§ Data excerpts
▼
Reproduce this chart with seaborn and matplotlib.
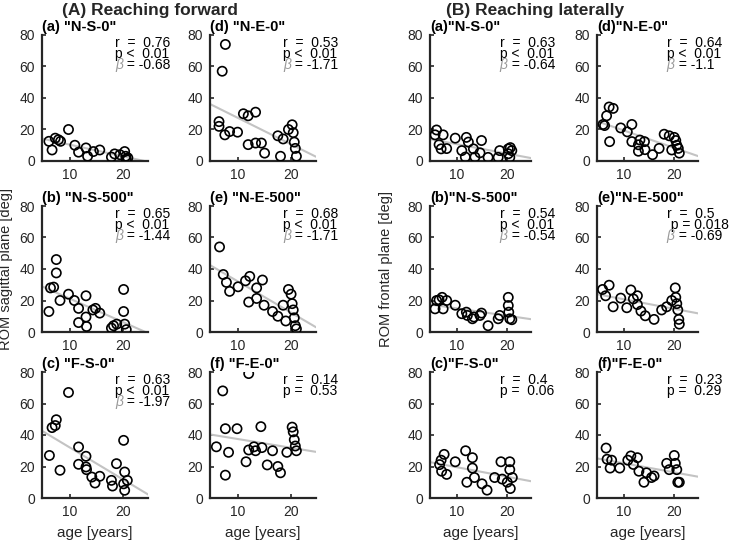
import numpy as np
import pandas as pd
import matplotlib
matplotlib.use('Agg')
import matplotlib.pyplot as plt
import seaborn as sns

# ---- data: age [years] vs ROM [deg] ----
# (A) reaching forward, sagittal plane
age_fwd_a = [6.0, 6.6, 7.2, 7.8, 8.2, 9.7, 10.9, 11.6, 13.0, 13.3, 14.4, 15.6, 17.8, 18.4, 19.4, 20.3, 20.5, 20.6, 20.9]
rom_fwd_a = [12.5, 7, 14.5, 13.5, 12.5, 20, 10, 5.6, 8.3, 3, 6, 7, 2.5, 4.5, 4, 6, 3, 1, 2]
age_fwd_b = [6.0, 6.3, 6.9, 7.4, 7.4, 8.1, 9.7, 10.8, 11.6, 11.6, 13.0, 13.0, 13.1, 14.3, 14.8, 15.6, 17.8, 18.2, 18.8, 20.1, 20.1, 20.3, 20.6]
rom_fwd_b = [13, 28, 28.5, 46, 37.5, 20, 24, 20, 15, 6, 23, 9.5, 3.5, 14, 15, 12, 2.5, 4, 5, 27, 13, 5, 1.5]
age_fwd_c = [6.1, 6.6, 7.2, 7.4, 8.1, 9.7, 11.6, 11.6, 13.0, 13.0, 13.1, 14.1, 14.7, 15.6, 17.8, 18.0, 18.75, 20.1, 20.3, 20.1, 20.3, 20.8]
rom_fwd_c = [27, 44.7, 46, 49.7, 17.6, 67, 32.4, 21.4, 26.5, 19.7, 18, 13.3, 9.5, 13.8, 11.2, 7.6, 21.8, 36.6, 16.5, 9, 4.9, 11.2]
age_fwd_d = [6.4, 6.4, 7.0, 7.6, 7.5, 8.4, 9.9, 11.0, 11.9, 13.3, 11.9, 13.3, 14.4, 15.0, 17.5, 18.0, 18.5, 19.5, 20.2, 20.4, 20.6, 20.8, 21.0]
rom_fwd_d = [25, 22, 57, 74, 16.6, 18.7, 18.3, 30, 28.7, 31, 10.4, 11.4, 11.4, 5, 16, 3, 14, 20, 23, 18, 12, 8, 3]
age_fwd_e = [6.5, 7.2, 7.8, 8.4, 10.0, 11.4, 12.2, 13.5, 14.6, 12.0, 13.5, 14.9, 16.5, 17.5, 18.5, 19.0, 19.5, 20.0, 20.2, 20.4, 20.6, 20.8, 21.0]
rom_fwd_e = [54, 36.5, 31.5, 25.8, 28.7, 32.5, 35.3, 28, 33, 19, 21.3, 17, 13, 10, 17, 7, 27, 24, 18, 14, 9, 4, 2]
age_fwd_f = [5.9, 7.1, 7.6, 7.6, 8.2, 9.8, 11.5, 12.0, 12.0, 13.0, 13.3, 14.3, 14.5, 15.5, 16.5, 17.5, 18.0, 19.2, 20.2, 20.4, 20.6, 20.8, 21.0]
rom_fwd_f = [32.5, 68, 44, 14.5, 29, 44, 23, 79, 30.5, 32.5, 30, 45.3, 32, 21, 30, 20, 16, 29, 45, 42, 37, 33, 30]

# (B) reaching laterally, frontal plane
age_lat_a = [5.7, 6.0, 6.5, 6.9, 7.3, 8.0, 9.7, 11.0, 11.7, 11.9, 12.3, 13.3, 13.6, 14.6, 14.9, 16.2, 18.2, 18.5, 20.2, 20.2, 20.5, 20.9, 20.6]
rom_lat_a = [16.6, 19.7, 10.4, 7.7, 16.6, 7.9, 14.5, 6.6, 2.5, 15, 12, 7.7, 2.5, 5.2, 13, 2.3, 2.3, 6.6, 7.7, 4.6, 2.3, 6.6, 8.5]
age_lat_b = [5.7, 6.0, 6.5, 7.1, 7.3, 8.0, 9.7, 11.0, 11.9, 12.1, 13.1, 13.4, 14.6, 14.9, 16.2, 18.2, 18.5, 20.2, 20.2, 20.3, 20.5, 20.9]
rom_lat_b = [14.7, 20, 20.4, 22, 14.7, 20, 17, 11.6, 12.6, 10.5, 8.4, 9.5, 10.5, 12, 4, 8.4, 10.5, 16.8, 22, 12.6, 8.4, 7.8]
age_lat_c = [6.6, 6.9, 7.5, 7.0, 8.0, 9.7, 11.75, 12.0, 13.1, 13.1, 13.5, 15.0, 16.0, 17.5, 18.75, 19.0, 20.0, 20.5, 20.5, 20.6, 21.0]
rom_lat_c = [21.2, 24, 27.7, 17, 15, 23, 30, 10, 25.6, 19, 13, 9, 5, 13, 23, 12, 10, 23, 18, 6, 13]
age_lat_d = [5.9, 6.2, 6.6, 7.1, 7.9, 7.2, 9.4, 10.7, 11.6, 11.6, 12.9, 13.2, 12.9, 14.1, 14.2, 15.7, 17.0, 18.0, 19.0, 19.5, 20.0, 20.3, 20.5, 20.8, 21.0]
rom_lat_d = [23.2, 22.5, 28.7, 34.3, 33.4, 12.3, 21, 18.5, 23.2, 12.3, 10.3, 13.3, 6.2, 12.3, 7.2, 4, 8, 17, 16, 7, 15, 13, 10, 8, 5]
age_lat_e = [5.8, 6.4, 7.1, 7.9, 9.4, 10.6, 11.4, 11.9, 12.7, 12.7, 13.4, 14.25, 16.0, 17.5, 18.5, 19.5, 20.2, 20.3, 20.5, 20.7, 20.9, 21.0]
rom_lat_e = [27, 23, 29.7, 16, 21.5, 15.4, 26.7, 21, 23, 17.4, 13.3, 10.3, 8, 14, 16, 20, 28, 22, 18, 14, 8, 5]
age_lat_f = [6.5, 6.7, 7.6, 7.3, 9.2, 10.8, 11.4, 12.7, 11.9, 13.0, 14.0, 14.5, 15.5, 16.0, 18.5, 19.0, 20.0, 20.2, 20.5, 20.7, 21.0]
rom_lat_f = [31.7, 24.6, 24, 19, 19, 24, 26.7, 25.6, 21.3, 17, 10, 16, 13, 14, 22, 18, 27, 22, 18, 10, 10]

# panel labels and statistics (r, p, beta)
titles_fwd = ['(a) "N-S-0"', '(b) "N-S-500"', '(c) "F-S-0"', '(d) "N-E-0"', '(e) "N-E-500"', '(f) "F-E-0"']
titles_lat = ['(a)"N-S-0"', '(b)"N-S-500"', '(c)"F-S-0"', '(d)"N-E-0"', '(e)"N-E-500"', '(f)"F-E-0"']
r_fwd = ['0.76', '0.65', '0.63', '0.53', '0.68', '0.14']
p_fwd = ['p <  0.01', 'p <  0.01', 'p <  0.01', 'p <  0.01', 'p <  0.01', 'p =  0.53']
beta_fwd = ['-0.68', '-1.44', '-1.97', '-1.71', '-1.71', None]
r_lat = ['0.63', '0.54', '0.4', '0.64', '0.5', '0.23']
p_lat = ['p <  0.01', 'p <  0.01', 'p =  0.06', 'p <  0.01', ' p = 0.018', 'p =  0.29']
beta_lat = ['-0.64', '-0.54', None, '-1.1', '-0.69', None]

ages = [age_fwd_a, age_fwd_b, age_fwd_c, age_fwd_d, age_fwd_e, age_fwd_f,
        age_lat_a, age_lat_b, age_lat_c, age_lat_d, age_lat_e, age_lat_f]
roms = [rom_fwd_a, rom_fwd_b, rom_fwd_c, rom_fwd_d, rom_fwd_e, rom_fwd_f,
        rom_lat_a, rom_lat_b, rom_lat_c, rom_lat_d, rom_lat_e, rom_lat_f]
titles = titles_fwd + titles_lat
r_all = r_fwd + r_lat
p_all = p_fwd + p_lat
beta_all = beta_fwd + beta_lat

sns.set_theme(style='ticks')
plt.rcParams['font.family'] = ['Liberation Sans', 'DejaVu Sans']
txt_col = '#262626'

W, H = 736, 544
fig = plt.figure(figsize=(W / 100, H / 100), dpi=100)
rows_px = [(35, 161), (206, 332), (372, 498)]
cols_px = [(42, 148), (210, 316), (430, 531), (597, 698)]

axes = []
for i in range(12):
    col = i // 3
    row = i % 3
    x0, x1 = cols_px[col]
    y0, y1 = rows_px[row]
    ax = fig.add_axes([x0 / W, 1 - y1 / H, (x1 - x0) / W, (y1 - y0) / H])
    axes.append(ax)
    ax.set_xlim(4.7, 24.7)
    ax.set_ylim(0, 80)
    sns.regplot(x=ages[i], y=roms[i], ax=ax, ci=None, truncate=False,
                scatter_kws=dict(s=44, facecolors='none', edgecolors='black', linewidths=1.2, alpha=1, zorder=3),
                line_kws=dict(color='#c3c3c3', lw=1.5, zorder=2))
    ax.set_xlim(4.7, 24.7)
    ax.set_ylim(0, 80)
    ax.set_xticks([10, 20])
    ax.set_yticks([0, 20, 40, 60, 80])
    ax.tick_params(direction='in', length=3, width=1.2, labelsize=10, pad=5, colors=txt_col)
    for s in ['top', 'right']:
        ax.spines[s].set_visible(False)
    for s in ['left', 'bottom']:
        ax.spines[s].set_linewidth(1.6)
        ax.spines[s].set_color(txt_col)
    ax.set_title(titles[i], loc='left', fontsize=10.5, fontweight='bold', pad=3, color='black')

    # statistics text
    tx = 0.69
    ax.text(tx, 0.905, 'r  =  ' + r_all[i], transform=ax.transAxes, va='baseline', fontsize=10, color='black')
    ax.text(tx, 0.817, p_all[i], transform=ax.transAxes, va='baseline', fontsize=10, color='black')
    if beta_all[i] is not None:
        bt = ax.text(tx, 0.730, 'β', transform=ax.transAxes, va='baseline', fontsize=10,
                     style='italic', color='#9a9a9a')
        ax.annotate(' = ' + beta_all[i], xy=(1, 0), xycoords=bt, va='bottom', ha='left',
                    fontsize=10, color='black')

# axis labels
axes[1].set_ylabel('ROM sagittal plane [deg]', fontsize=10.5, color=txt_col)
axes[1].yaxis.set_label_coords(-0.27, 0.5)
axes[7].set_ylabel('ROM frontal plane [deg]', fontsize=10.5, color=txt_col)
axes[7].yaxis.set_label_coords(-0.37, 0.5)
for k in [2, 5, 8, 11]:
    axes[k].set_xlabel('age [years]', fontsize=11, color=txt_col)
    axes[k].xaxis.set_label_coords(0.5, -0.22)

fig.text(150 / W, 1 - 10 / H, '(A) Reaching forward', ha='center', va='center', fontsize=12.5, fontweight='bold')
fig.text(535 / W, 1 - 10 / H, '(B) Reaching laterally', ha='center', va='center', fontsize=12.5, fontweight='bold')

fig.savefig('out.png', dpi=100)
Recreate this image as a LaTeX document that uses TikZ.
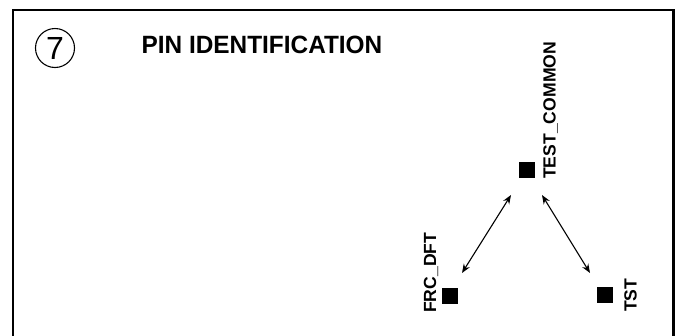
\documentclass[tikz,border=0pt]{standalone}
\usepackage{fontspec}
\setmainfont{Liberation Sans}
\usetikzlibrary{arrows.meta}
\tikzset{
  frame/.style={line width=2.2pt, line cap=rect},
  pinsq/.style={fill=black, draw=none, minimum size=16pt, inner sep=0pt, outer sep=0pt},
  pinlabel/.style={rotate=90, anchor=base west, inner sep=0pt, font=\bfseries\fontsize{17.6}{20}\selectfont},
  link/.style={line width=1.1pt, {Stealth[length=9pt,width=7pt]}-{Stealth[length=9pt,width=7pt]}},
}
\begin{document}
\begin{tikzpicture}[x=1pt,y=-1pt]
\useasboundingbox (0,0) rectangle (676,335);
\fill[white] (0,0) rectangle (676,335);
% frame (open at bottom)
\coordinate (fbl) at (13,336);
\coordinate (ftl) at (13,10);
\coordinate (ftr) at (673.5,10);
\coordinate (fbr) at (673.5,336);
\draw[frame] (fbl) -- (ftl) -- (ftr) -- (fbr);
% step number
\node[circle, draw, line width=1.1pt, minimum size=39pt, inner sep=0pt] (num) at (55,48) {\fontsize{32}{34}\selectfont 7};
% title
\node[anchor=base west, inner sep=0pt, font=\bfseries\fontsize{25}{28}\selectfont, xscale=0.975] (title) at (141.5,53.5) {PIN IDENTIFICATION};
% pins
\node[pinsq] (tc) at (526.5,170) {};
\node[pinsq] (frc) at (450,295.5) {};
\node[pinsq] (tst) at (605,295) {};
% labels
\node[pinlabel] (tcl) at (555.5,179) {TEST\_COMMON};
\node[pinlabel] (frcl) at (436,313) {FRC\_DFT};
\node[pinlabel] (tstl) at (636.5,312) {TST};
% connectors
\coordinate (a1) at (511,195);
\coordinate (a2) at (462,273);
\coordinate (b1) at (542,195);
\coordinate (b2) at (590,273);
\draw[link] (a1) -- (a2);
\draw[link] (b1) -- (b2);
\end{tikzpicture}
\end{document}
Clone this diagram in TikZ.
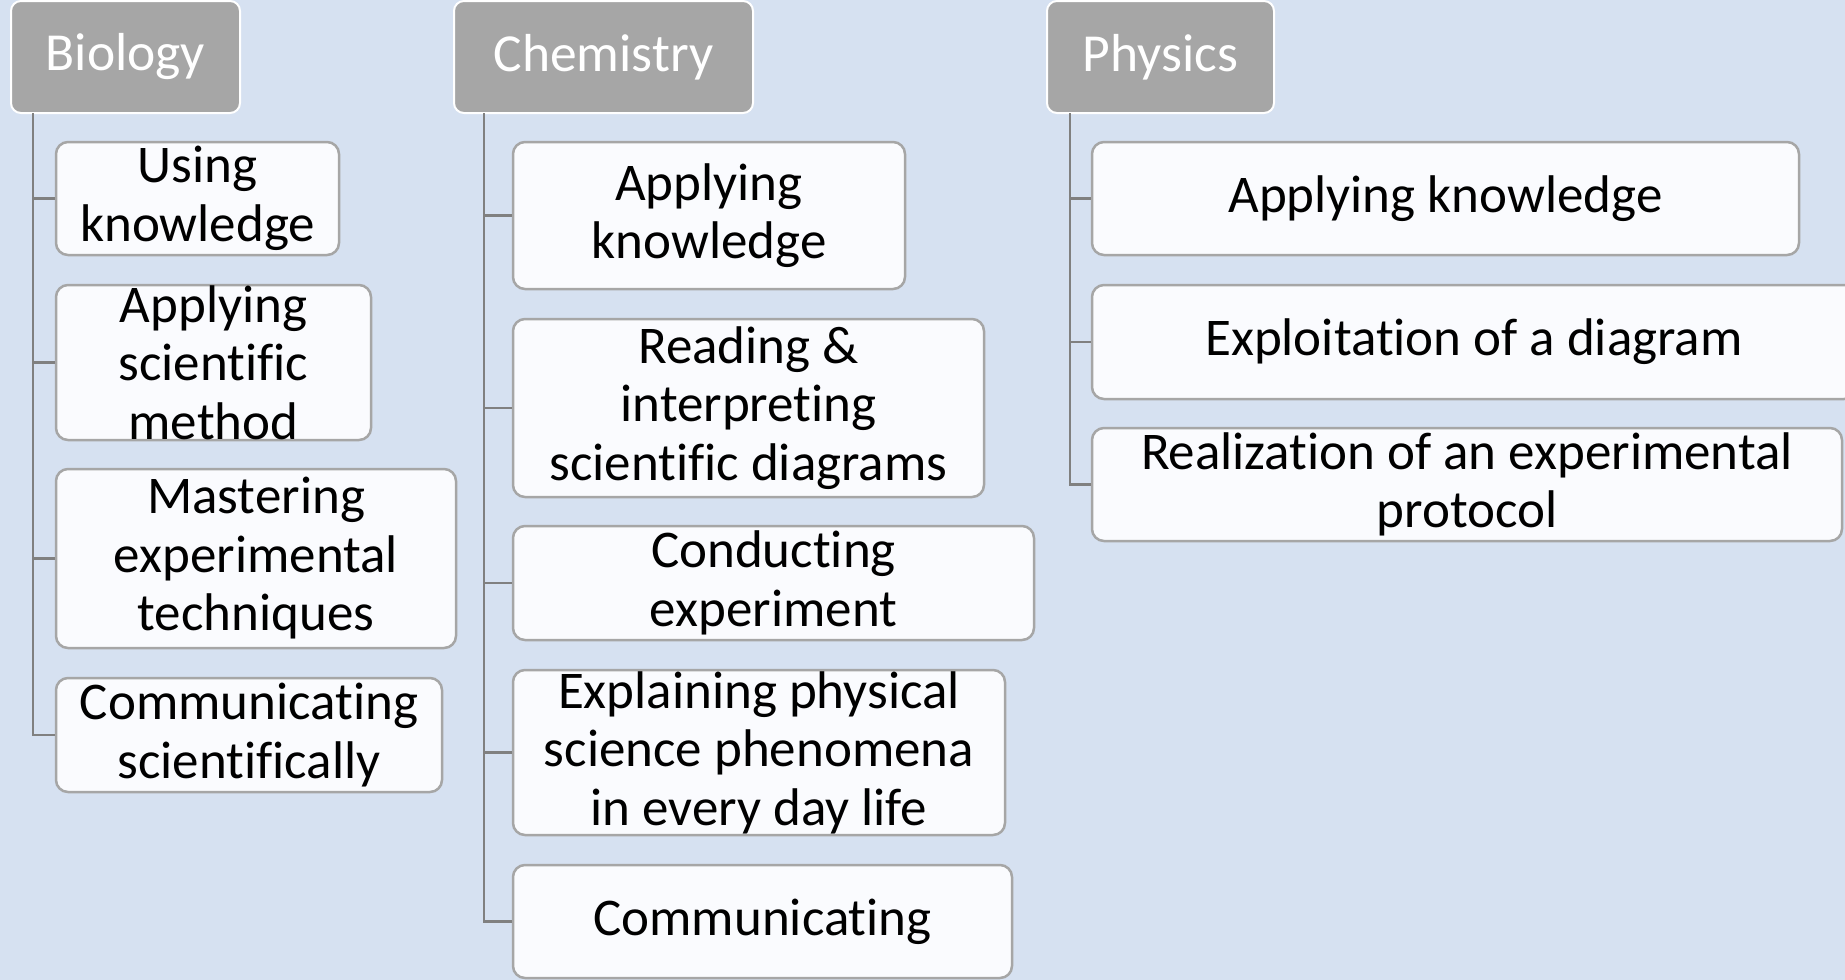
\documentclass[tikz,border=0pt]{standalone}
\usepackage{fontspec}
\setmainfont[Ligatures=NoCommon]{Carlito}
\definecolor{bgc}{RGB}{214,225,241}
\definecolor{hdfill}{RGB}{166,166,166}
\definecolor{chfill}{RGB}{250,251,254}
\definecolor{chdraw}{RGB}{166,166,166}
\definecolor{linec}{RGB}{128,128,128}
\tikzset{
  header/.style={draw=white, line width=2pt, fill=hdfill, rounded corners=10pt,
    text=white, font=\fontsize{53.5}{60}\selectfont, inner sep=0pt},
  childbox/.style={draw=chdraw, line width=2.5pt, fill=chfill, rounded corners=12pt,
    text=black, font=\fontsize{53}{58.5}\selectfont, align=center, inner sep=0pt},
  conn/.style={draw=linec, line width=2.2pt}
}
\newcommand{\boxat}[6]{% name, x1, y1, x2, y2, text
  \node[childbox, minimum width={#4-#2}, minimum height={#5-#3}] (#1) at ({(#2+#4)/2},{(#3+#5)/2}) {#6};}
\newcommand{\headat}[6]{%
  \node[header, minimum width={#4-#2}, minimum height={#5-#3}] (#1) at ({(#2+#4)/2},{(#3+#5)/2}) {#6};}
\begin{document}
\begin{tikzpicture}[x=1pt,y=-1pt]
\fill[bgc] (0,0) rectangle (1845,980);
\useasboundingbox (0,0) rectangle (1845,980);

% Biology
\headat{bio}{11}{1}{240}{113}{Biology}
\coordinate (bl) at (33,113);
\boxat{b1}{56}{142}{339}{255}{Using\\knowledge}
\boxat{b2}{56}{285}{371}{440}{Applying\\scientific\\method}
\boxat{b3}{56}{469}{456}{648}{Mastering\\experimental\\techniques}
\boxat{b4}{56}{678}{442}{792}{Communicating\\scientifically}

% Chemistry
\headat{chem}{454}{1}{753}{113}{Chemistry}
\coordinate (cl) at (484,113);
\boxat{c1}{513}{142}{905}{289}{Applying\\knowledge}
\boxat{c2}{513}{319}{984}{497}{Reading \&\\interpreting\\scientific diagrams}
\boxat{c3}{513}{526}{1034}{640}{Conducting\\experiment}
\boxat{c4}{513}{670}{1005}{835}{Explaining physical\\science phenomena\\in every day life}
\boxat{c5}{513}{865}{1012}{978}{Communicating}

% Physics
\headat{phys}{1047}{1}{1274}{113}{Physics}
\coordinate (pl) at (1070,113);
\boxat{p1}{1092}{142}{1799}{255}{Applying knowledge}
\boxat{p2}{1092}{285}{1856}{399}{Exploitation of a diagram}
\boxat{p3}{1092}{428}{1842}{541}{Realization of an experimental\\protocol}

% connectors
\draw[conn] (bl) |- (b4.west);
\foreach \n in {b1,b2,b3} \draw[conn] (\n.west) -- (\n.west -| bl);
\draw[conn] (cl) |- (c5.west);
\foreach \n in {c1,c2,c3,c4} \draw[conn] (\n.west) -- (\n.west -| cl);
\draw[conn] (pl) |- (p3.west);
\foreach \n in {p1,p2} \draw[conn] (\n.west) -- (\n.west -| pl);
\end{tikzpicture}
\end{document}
▲
§ The exercise
Copy exactly the lines running from the beginning of the listing through the line that has "import seaborn as sns". Drop the pictures.

§ Reply to the task
Reproduce this chart with seaborn and matplotlib.
import numpy as np
import pandas as pd
import matplotlib
matplotlib.use('Agg')
import matplotlib.pyplot as plt
import seaborn as sns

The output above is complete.